Singapore is only 31 square miles in total.

Eventually, the series of tweets ended with a simple declaration from Call of Duty‘s account, by now restored to its usual appearance, announcing that the whole thing had been a promotional event.

IGN has been openly disapproving of the publicity stunt. Call of Duty‘s Twitter account has 2.88 million followers and, according to IGN, mass panic was a potential consequence of the fake terrorist attack. Call of Duty’s previous trailer was an underwhelming effort, being a dry briefing catching us up on the back story so far, and IGN wondered why Activision had resorted to this “cheap” tactic instead of just releasing a more spectacular trailer. Other outlets were similarly disapproving, with many publicly asking how Activision could justify exploiting the tragic empathy generated even by a fake terrorist attack. Call of Duty‘s efforts were, admittedly, fairly transparent, but IGN and others pointed out that in the world we currently live in, any kind of coverage of a terrorist attack, real or imagined, could have serious consequences — not least of all for those who have actually had to live through them.

Call of Duty Terrorist Attack
Call of Duty opens its campaign in Singapore

Digital Spy was similarly miffed.
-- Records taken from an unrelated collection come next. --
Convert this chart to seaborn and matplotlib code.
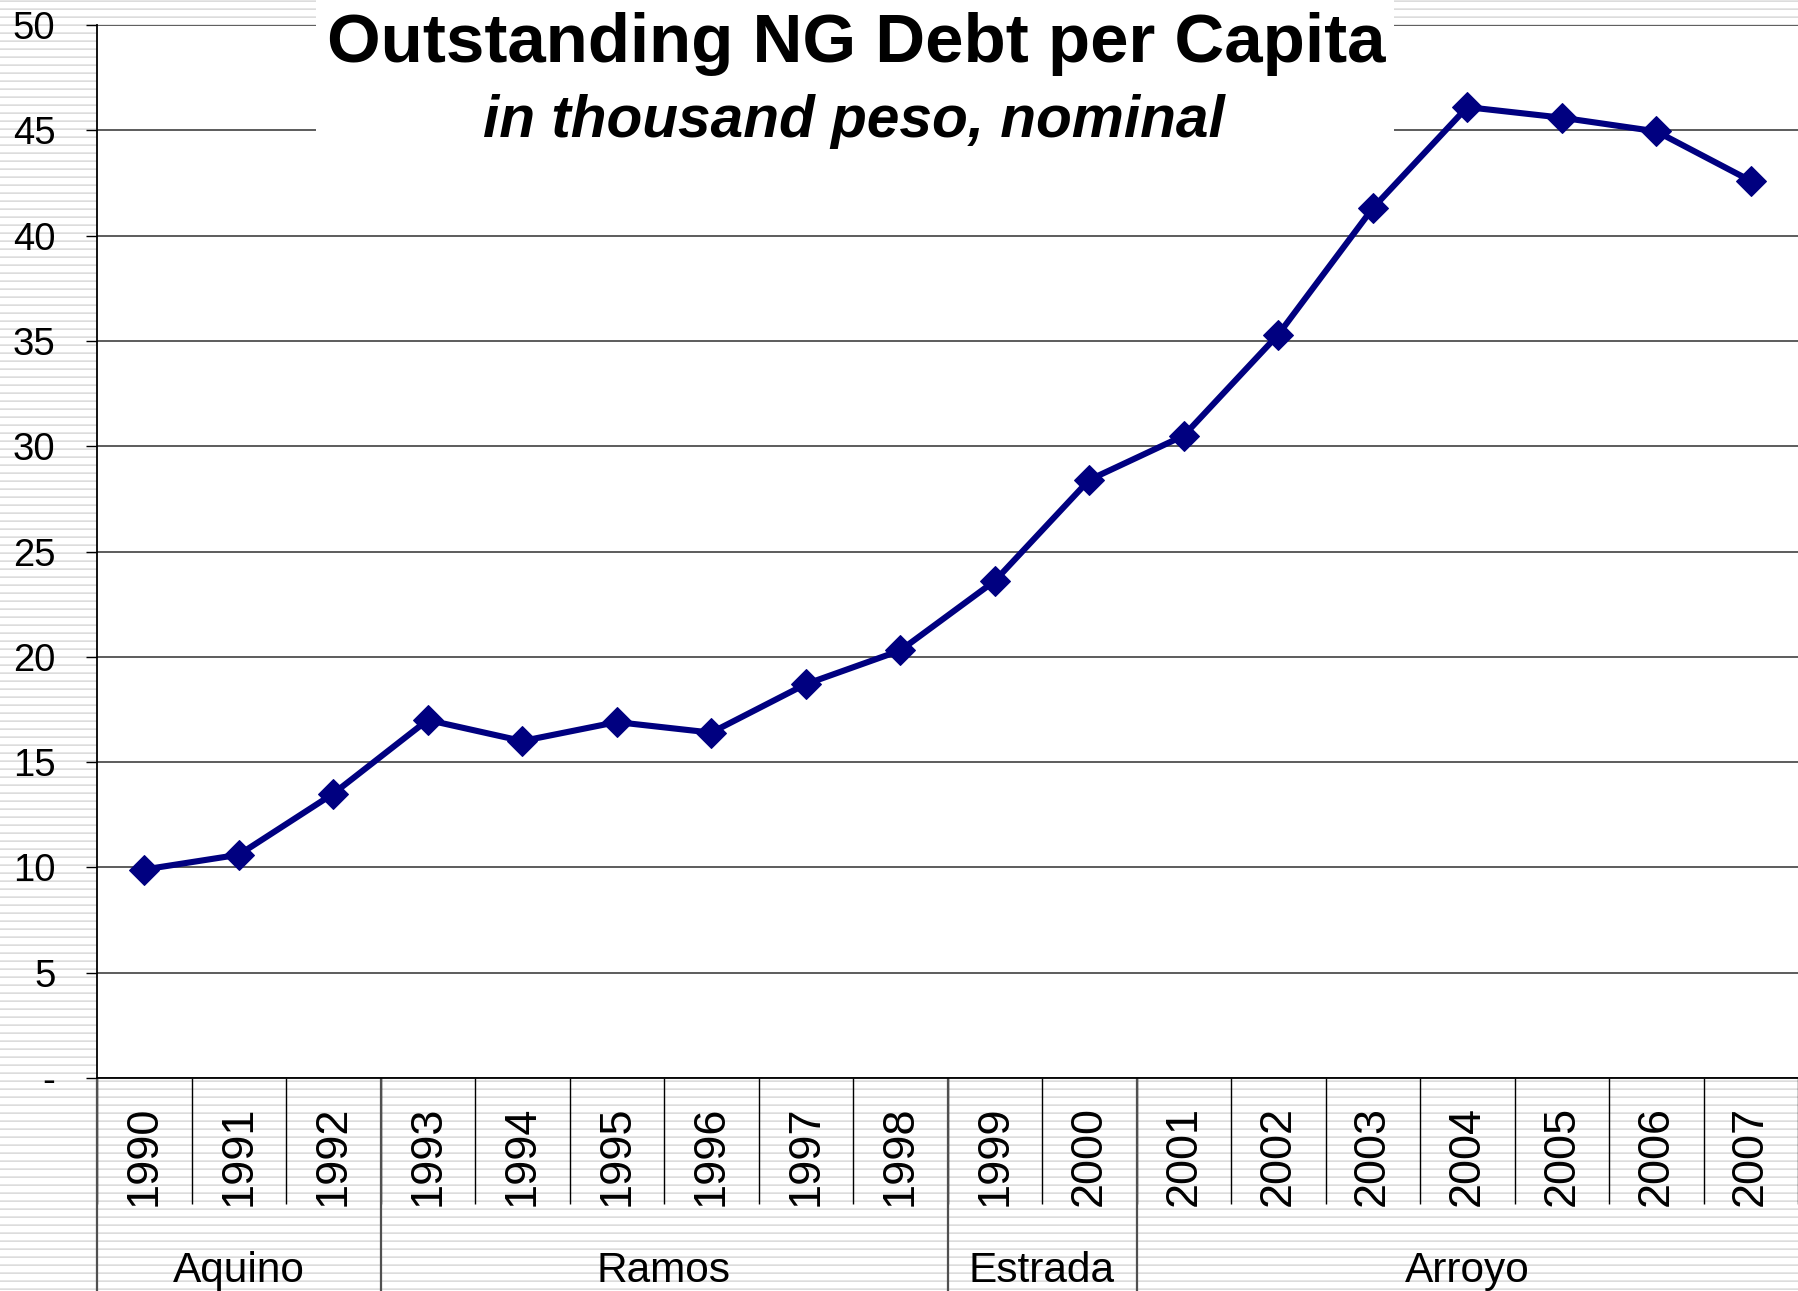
import numpy as np
import pandas as pd
import matplotlib
matplotlib.use("Agg")
import matplotlib.pyplot as plt
from matplotlib.patches import Rectangle
import seaborn as sns

# Outstanding national government debt per capita (thousand pesos, nominal)
years = ["1990", "1991", "1992", "1993", "1994", "1995", "1996", "1997", "1998",
         "1999", "2000", "2001", "2002", "2003", "2004", "2005", "2006", "2007"]
debt_per_capita = [9.9, 10.6, 13.5, 17.0, 16.0, 16.9, 16.4, 18.7, 20.3,
                   23.6, 28.4, 30.5, 35.3, 41.3, 46.1, 45.6, 44.95, 42.6]

# Presidential administrations: name and number of years covered
admins = ["Aquino", "Ramos", "Estrada", "Arroyo"]
admin_years = [3, 6, 2, 7]

y_ticks = [0, 5, 10, 15, 20, 25, 30, 35, 40, 45, 50]
y_tick_labels = ["-", "5", "10", "15", "20", "25", "30", "35", "40", "45", "50"]

title = "Outstanding NG Debt per Capita"
subtitle = "in thousand peso, nominal"

df = pd.DataFrame({"pos": np.arange(len(years)), "year": years,
                   "debt": debt_per_capita})

sns.set_theme(style="white")
plt.rcParams["font.family"] = ["Liberation Sans", "DejaVu Sans"]

W, H = 1798, 1291
fig = plt.figure(figsize=(W / 100, H / 100), dpi=100)

# striped backdrop behind the whole figure
rows = np.ones((H, 1))
rows[0::8, 0] = 0.90
rows[1::8, 0] = 0.86
bg = fig.add_axes([0, 0, 1, 1], zorder=-10)
bg.imshow(rows, cmap="gray", vmin=0, vmax=1, aspect="auto",
          interpolation="nearest", extent=[0, 1, 0, 1])
bg.set_axis_off()

left, top, bottom = 97, 25, 1078
ax = fig.add_axes([left / W, 1 - bottom / H, 1 - left / W, (bottom - top) / H])
ax.set_facecolor("white")

navy = "#000080"
sns.lineplot(data=df, x="pos", y="debt", ax=ax, color=navy, linewidth=4.4,
             marker="D", markersize=15, markeredgecolor=navy,
             markerfacecolor=navy, zorder=4)

ax.set_xlim(-0.5, len(years) - 0.5)
ax.set_ylim(0, 50)
ax.set_xlabel("")
ax.set_ylabel("")

# horizontal gridlines
ax.set_yticks(y_ticks)
ax.set_yticklabels(y_tick_labels)
ax.grid(axis="y", color="#303030", linewidth=1.1)
ax.grid(axis="x", visible=False)
ax.set_axisbelow(True)

for s in ["top", "right"]:
    ax.spines[s].set_visible(False)
for s in ["left", "bottom"]:
    ax.spines[s].set_color("black")
    ax.spines[s].set_linewidth(1.3)

ax.tick_params(axis="y", which="major", direction="out", length=8, width=1,
               color="black", pad=22, labelsize=27.5, labelcolor="black", left=True)

# category labels, with divider ticks between categories
ax.set_xticks(df["pos"])
ax.set_xticklabels(years, rotation=90)
ax.tick_params(axis="x", which="major", length=0, pad=20, labelsize=32.5,
               labelcolor="black")
ax.set_xticks(np.arange(-0.5, len(years)), minor=True)
ax.tick_params(axis="x", which="minor", direction="out", length=91, width=1,
               color="black", bottom=True)

# administration boundaries and labels below the year labels
ylow = -(H - bottom) / (bottom - top)
edges = np.concatenate([[0], np.cumsum(admin_years)]) - 0.5
ax.vlines(edges[:-1], ylow, 0, transform=ax.get_xaxis_transform(),
          colors="#505050", linewidth=1.6, clip_on=False)
label_y = -(1282 - bottom) / (bottom - top)
for name, a, b in zip(admins, edges[:-1], edges[1:]):
    ax.text((a + b) / 2, label_y, name, transform=ax.get_xaxis_transform(),
            ha="center", va="baseline", fontsize=30.5, color="black")

# title block on a white panel
fig.add_artist(Rectangle((316 / W, 1 - 165 / H), (1394 - 316) / W, 165 / H,
                         transform=fig.transFigure, facecolor="white",
                         edgecolor="none", zorder=5))
fig.text(856 / W, 1 - 62 / H, title, ha="center", va="baseline",
         fontsize=49.7, fontweight="bold", color="black", zorder=6)
fig.text(854 / W, 1 - 137 / H, subtitle, ha="center", va="baseline",
         fontsize=42.2, fontweight="bold", fontstyle="italic", color="black",
         zorder=6)

fig.savefig("out.png", dpi=100)
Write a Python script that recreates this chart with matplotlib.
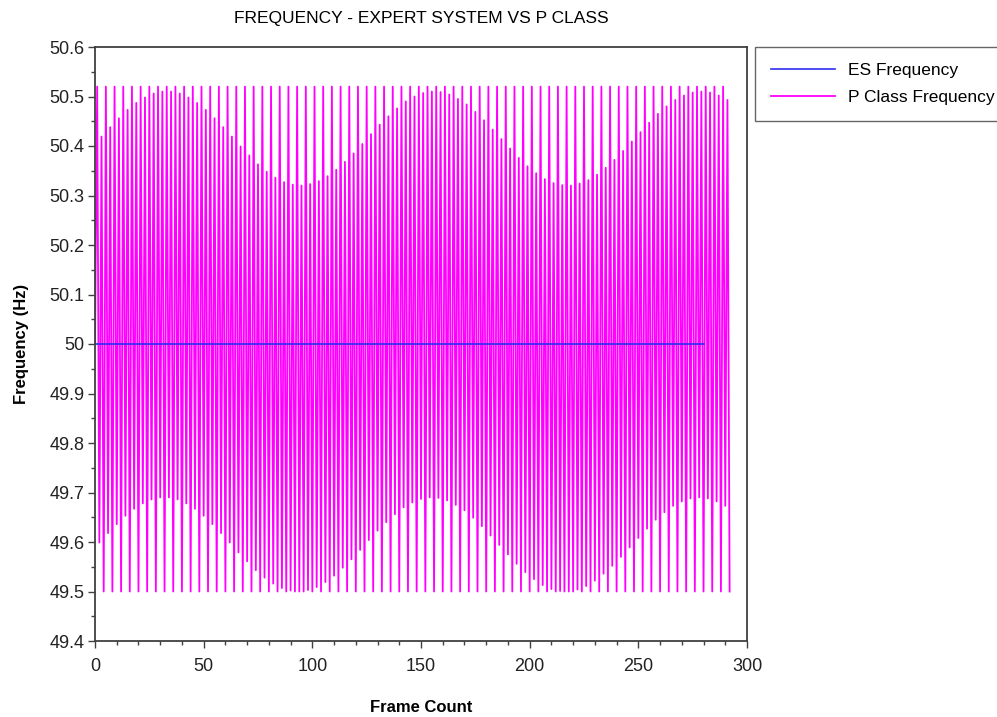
import numpy as np
import matplotlib
matplotlib.use("Agg")
import matplotlib.pyplot as plt
from matplotlib.ticker import MultipleLocator

plt.rcParams["font.family"] = ["Liberation Sans", "DejaVu Sans"]

# ES frequency: flat 50 Hz over frames 0..280
es_frames = np.arange(0, 281)
es_frequency = np.full(es_frames.size, 50.0)

# P class frequency: every 4-frame cycle goes
# top -> lower tip -> upper tip -> bottom
p_start = 50.0
p_top = 50.52
p_bottom = 49.50
p_upper_tip = [
    50.419, 50.438, 50.456, 50.473, 50.487, 50.498, 50.506, 50.510, 50.510, 50.506,
    50.498, 50.487, 50.473, 50.456, 50.438, 50.419, 50.399, 50.381, 50.363, 50.348,
    50.336, 50.327, 50.322, 50.320, 50.323, 50.329, 50.339, 50.352, 50.368, 50.385,
    50.404, 50.424, 50.443, 50.460, 50.476, 50.490, 50.500, 50.507, 50.510, 50.509,
    50.504, 50.495, 50.484, 50.469, 50.452, 50.433, 50.414, 50.395, 50.376, 50.359,
    50.345, 50.333, 50.325, 50.321, 50.320, 50.324, 50.331, 50.342, 50.356, 50.372,
    50.390, 50.409, 50.428, 50.447, 50.465, 50.480, 50.493, 50.502, 50.508, 50.510,
    50.508, 50.502, 50.493,
]
p_lower_tip = [
    49.599, 49.618, 49.636, 49.653, 49.667, 49.678, 49.686, 49.690, 49.690, 49.686,
    49.678, 49.667, 49.653, 49.636, 49.618, 49.599, 49.579, 49.561, 49.543, 49.528,
    49.516, 49.507, 49.502, 49.500, 49.503, 49.509, 49.519, 49.532, 49.548, 49.565,
    49.584, 49.604, 49.623, 49.640, 49.656, 49.670, 49.680, 49.687, 49.690, 49.689,
    49.684, 49.675, 49.664, 49.649, 49.632, 49.613, 49.594, 49.575, 49.556, 49.539,
    49.525, 49.513, 49.505, 49.501, 49.500, 49.504, 49.511, 49.522, 49.536, 49.552,
    49.570, 49.589, 49.608, 49.627, 49.645, 49.660, 49.673, 49.682, 49.688, 49.690,
    49.688, 49.682, 49.673,
]

p_frequency = [p_start]
for up, lo in zip(p_upper_tip, p_lower_tip):
    p_frequency += [p_top, lo, up, p_bottom]
p_frames = np.arange(len(p_frequency))

fig = plt.figure(figsize=(9.97, 7.17), dpi=100)
ax = fig.add_axes([95 / 997, 76 / 717, 652 / 997, 594 / 717])

ax.plot(p_frames, p_frequency, color="#ff00ff", lw=1.3, label="P Class Frequency")
ax.plot(es_frames, es_frequency, color="#2c2cf0", lw=1.2, label="ES Frequency")

ax.set_xlim(0, 300)
ax.set_ylim(49.4, 50.6)
ax.xaxis.set_major_locator(MultipleLocator(50))
ax.xaxis.set_minor_locator(MultipleLocator(10))
ax.yaxis.set_major_locator(MultipleLocator(0.1))
ax.yaxis.set_minor_locator(MultipleLocator(0.05))
ax.yaxis.set_major_formatter(plt.FuncFormatter(lambda v, p: f"{v:g}"))
ax.tick_params(which="major", length=5, width=1, color="#404040",
               labelsize=13, pad=2.5, top=False, right=False, labelcolor="#222222")
ax.tick_params(which="minor", length=3, width=1, color="#404040",
               top=False, right=False)
ax.tick_params(axis="x", which="major", pad=7)
for s in ax.spines.values():
    s.set_color("#404040")
    s.set_linewidth(1.3)

ax.set_title("FREQUENCY - EXPERT SYSTEM VS P CLASS", fontsize=12.5, pad=17)
ax.set_xlabel("Frame Count", fontsize=12, fontweight="bold", labelpad=18)
ax.set_ylabel("Frequency (Hz)", fontsize=12, fontweight="bold", labelpad=15)

handles, labels = ax.get_legend_handles_labels()
fig.legend(handles[::-1], labels[::-1], loc="upper left",
           bbox_to_anchor=(755 / 997, 1 - 47 / 717), borderaxespad=0,
           fontsize=12.5, frameon=True, fancybox=False, edgecolor="#404040",
           handlelength=3.7, handletextpad=0.75, borderpad=0.9,
           labelspacing=0.72)

fig.savefig("out.png", dpi=100)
In an article on the fake terrorist attack, the publication called Activision’s judgement into question, pointing to the real world concern that was caused by the ploy.

Least amused of all, however, was Singapore. The Straits Times reported that Singapore’s netizens were outraged and had taken to the web to call the fake terrorist attack “Sick” and “a shame”.

“Have some respect for Singapore, such a shame.”

Singaporean commentators were mostly horrified by the news of the terrorist attack until discovering that it was fake. Singapore has a large international diaspora that closely follows news from home.

Call of Duty‘s campaign, which won’t be available on last gen consoles, has its opening mission set in Singapore in the year 2065. The campaign snub to last gen consoles and the frankly odd Treyarch trailer may have alienated a large number of potential buyers already, and now perhaps even more due to this fake terrorist attack. Call of Duty is due for release on November 6.